China wins WTO case to sanction US$3.6 billion in US products following anti-dumping dispute
- Damages awarded as WTO questions US anti-dumping methodology
- Case predates tariff war between world’s two largest economies, but adds tension as trade war talks continue
The World Trade Organisation on Friday allowed China to levy US$3.6 billion worth of punitive tariffs on US goods in an anti-dumping dispute Beijing brought against Washington in 2013.
The WTO’s authorisation amounts to about half of what China was seeking in the dispute, which questioned how the US government calculates the value of damages caused by other countries alleged to be dumping products in American markets. Dumping occurs when producers export a product to another country at a price below the domestic price.

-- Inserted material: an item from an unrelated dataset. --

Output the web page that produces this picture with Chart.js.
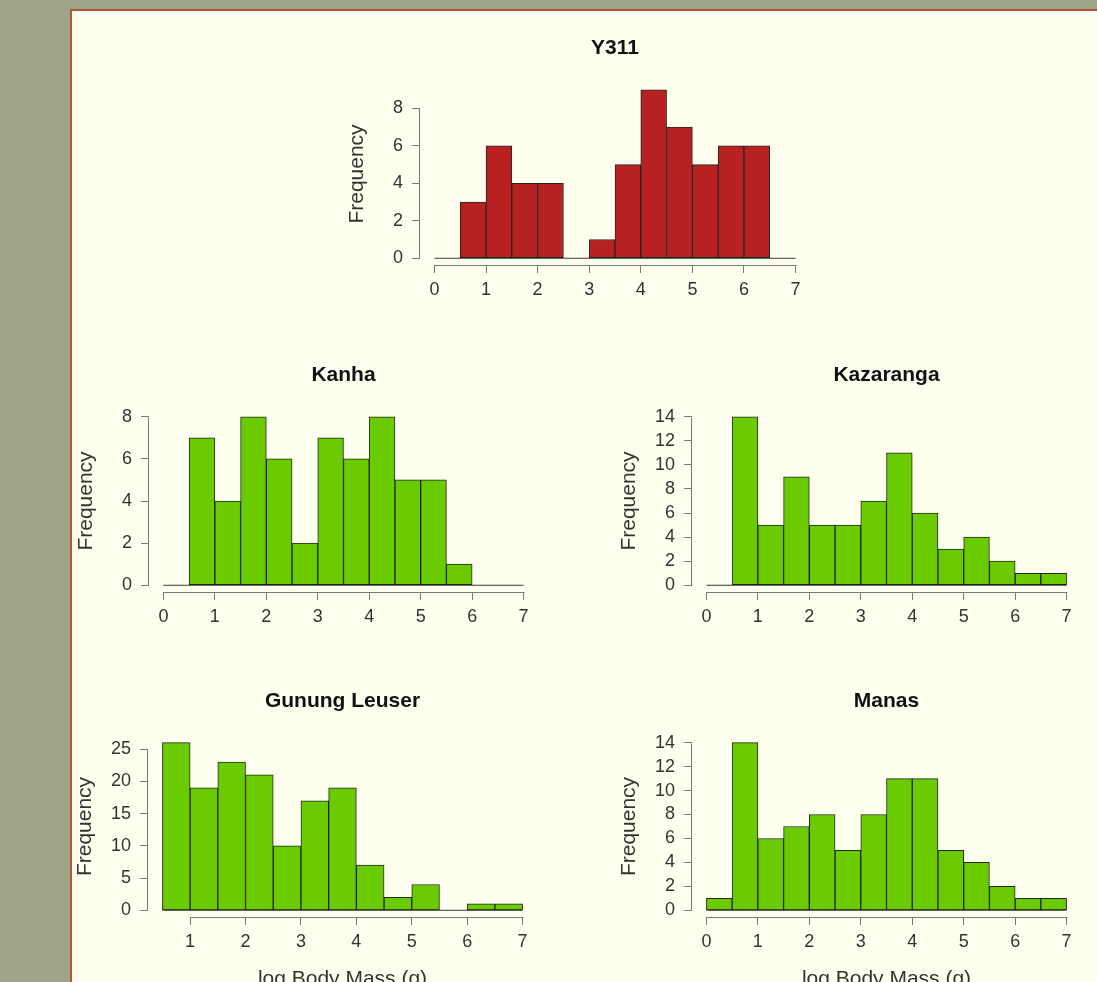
<!DOCTYPE html>
<html>
<head>
<meta charset="utf-8">
<script src="https://cdn.jsdelivr.net/npm/chart.js@4.4.0/dist/chart.umd.min.js"></script>
<style>
  html, body { margin: 0; padding: 0; width: 1097px; height: 982px; overflow: hidden; background: #9ea586; }
  #sheet { position: absolute; left: 70px; top: 9px; width: 1040px; height: 1000px;
           background: #fffff0; border-left: 2px solid #b0573a; border-top: 2px solid #b0573a; }
  canvas { position: absolute; }
</style>
</head>
<body>
<div id="sheet"></div>
<canvas id="c-y311"></canvas>
<canvas id="c-kanha"></canvas>
<canvas id="c-kazaranga"></canvas>
<canvas id="c-gunung"></canvas>
<canvas id="c-manas"></canvas>
<script>
// Histogram bin edges (log body mass, grams)
const binEdges    = [0, 0.5, 1, 1.5, 2, 2.5, 3, 3.5, 4, 4.5, 5, 5.5, 6, 6.5, 7];
const gunungEdges = [0.5, 1, 1.5, 2, 2.5, 3, 3.5, 4, 4.5, 5, 5.5, 6, 6.5, 7];

// Counts per bin
const y311Counts      = [0, 3, 6, 4, 4, 0, 1, 5, 9, 7, 5, 6, 6, 0];
const kanhaCounts     = [0, 7, 4, 8, 6, 2, 7, 6, 8, 5, 5, 1, 0, 0];
const kazarangaCounts = [0, 14, 5, 9, 5, 5, 7, 11, 6, 3, 4, 2, 1, 1];
const gunungCounts    = [26, 19, 23, 21, 10, 17, 19, 7, 2, 4, 0, 1, 1];
const manasCounts     = [1, 14, 6, 7, 8, 5, 8, 11, 11, 5, 4, 2, 1, 1];

// Axis tick labels
const xTicksFull   = [0, 1, 2, 3, 4, 5, 6, 7];
const xTicksGunung = [1, 2, 3, 4, 5, 6, 7];
const yTicks8      = [0, 2, 4, 6, 8];
const yTicks14     = [0, 2, 4, 6, 8, 10, 12, 14];
const yTicks25     = [0, 5, 10, 15, 20, 25];

const xAxisTitle = 'log Body Mass (g)';
const yAxisTitle = 'Frequency';

const FONT = '"Liberation Sans", Arial, Helvetica, sans-serif';
const AXIS_COLOR = '#7a7a72';
const TEXT_COLOR = '#333333';
const BAR_EDGE = 'rgba(20,20,15,0.92)';
const RED = '#b82121';
const GREEN = '#69cb00';

Chart.defaults.font.family = FONT;

// Draws R-style axis lines that run from the first to the last tick only
const rAxisLines = {
  id: 'rAxisLines',
  afterDraw(chart) {
    const { ctx, chartArea, scales: { x, y } } = chart;
    ctx.save();
    ctx.strokeStyle = AXIS_COLOR;
    ctx.lineWidth = 1;
    ctx.beginPath();
    const yb = Math.round(chartArea.bottom) + 0.5;
    ctx.moveTo(Math.round(x.getPixelForValue(x.ticks[0].value)) + 0.5, yb);
    ctx.lineTo(Math.round(x.getPixelForValue(x.ticks[x.ticks.length - 1].value)) + 0.5, yb);
    const xl = Math.round(chartArea.left) - 0.5;
    ctx.moveTo(xl, Math.round(y.getPixelForValue(y.ticks[0].value)) + 0.5);
    ctx.lineTo(xl, Math.round(y.getPixelForValue(y.ticks[y.ticks.length - 1].value)) + 0.5);
    ctx.stroke();
    ctx.restore();
  }
};

function drawHistogram(id, spec, box) {
  const { title, edges, counts, xTicks, yTicks, color, xTitle } = spec;
  const { left, top, width, height, xAxisHeight } = box;
  const Y_AXIS_W = 90, TOP_SPACE = 60, RIGHT_PAD = 15;

  const canvas = document.getElementById(id);
  canvas.width = Y_AXIS_W + width + RIGHT_PAD;
  canvas.height = TOP_SPACE + height + xAxisHeight;
  canvas.style.left = (left - Y_AXIS_W) + 'px';
  canvas.style.top = (top - TOP_SPACE) + 'px';

  const bars = counts.map((c, i) => ({ x: (edges[i] + edges[i + 1]) / 2, y: c }));
  const xRange = edges[edges.length - 1] - edges[0];
  const yMax = Math.max(...counts);

  const axisGrid = { offset: false, drawOnChartArea: false, drawTicks: true, tickLength: 8,
                     color: AXIS_COLOR, lineWidth: 1 };

  new Chart(canvas, {
    type: 'bar',
    data: {
      datasets: [
        { type: 'bar', data: bars, backgroundColor: color, borderColor: BAR_EDGE,
          borderWidth: 1, borderSkipped: false, barPercentage: 1, categoryPercentage: 1, order: 1 },
        { type: 'line', data: [{ x: edges[0], y: 0 }, { x: edges[edges.length - 1], y: 0 }],
          borderColor: '#3a3a36', borderWidth: 1, pointRadius: 0, order: 2 }
      ]
    },
    options: {
      responsive: false,
      animation: false,
      devicePixelRatio: 1,
      layout: { padding: { left: 0, top: 0, right: RIGHT_PAD, bottom: 0 } },
      plugins: {
        legend: { display: false },
        tooltip: { enabled: false },
        title: { display: true, text: title, fullSize: false, color: '#111',
                 font: { size: 21, weight: 'bold' }, padding: { top: 12.4, bottom: 22.4 } }
      },
      scales: {
        x: {
          type: 'linear', offset: false,
          min: edges[0] - 0.04 * xRange, max: edges[edges.length - 1] + 0.04 * xRange,
          afterBuildTicks: s => { s.ticks = xTicks.map(v => ({ value: v })); },
          afterFit: s => { s.height = xAxisHeight; },
          grid: axisGrid,
          border: { display: false },
          ticks: { padding: 6, color: TEXT_COLOR, font: { size: 18 }, autoSkip: false,
                   maxRotation: 0, callback: v => String(v) },
          title: { display: !!xTitle, text: xTitle || '', color: TEXT_COLOR,
                   font: { size: 21 }, padding: 0 }
        },
        y: {
          type: 'linear',
          min: -0.04 * yMax, max: 1.04 * yMax,
          afterBuildTicks: s => { s.ticks = yTicks.map(v => ({ value: v })); },
          afterFit: s => { s.width = Y_AXIS_W; },
          grid: axisGrid,
          border: { display: false },
          ticks: { padding: 9, color: TEXT_COLOR, font: { size: 18 }, autoSkip: false,
                   callback: v => String(v) },
          title: { display: true, text: yAxisTitle, color: TEXT_COLOR,
                   font: { size: 21 }, padding: { top: 14.9, bottom: 0 } }
        }
      }
    },
    plugins: [rAxisLines]
  });
}

drawHistogram('c-y311',
  { title: 'Y311', edges: binEdges, counts: y311Counts, xTicks: xTicksFull, yTicks: yTicks8, color: RED },
  { left: 420, top: 83, width: 390, height: 182, xAxisHeight: 45 });

drawHistogram('c-kanha',
  { title: 'Kanha', edges: binEdges, counts: kanhaCounts, xTicks: xTicksFull, yTicks: yTicks8, color: GREEN },
  { left: 149, top: 410, width: 389, height: 182, xAxisHeight: 45 });

drawHistogram('c-kazaranga',
  { title: 'Kazaranga', edges: binEdges, counts: kazarangaCounts, xTicks: xTicksFull, yTicks: yTicks14, color: GREEN },
  { left: 692, top: 410, width: 389, height: 182, xAxisHeight: 45 });

drawHistogram('c-gunung',
  { title: 'Gunung Leuser', edges: gunungEdges, counts: gunungCounts, xTicks: xTicksGunung, yTicks: yTicks25,
    color: GREEN, xTitle: xAxisTitle },
  { left: 148, top: 736, width: 389, height: 181, xAxisHeight: 75 });

drawHistogram('c-manas',
  { title: 'Manas', edges: binEdges, counts: manasCounts, xTicks: xTicksFull, yTicks: yTicks14,
    color: GREEN, xTitle: xAxisTitle },
  { left: 692, top: 736, width: 389, height: 181, xAxisHeight: 75 });
</script>
</body>
</html>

China argued that the US government’s “zeroing” methodology in determining losses caused by dumping activity led to an annual US$7 billion of unjustified punitive tariffs.
Zeroing ignores foreign product prices that are above what is charged in the exporter’s home market, which China and many other of America’s trading partners have taken issue with.
China seeking moral high ground with WTO complaint against latest US tariffs
A WTO dispute settlement panel determined that “impairment of benefits accruing to China as a result of the WTO-inconsistent methodologies used by the United States in anti-dumping proceedings” led to US$3.58 billion in losses annually, according to a report published by the trade body.
The ruling gives Beijing a green light to slap tariffs on US products amid a bilateral trade war that is not directly connected to the dispute that started in 2013, bringing another source of contention into a relationship that has deteriorated steadily over the past two years.
Trade negotiators from both sides are in talks to bring an end to the trade war that started in July 2018, and which has led to US tariffs on about US$360 billion worth of Chinese imports and Chinese tariffs on about US$150 billion of US products.
The ruling also comes as the US is increasingly at odds with the WTO’s dispute resolution system. The terms of two of the final three judges on its appellate body are due to expire next month and Washington is blocking new appointments.
The Trump administration will be able to cite Friday’s WTO ruling as an example of what it sees as a flawed dispute resolution system.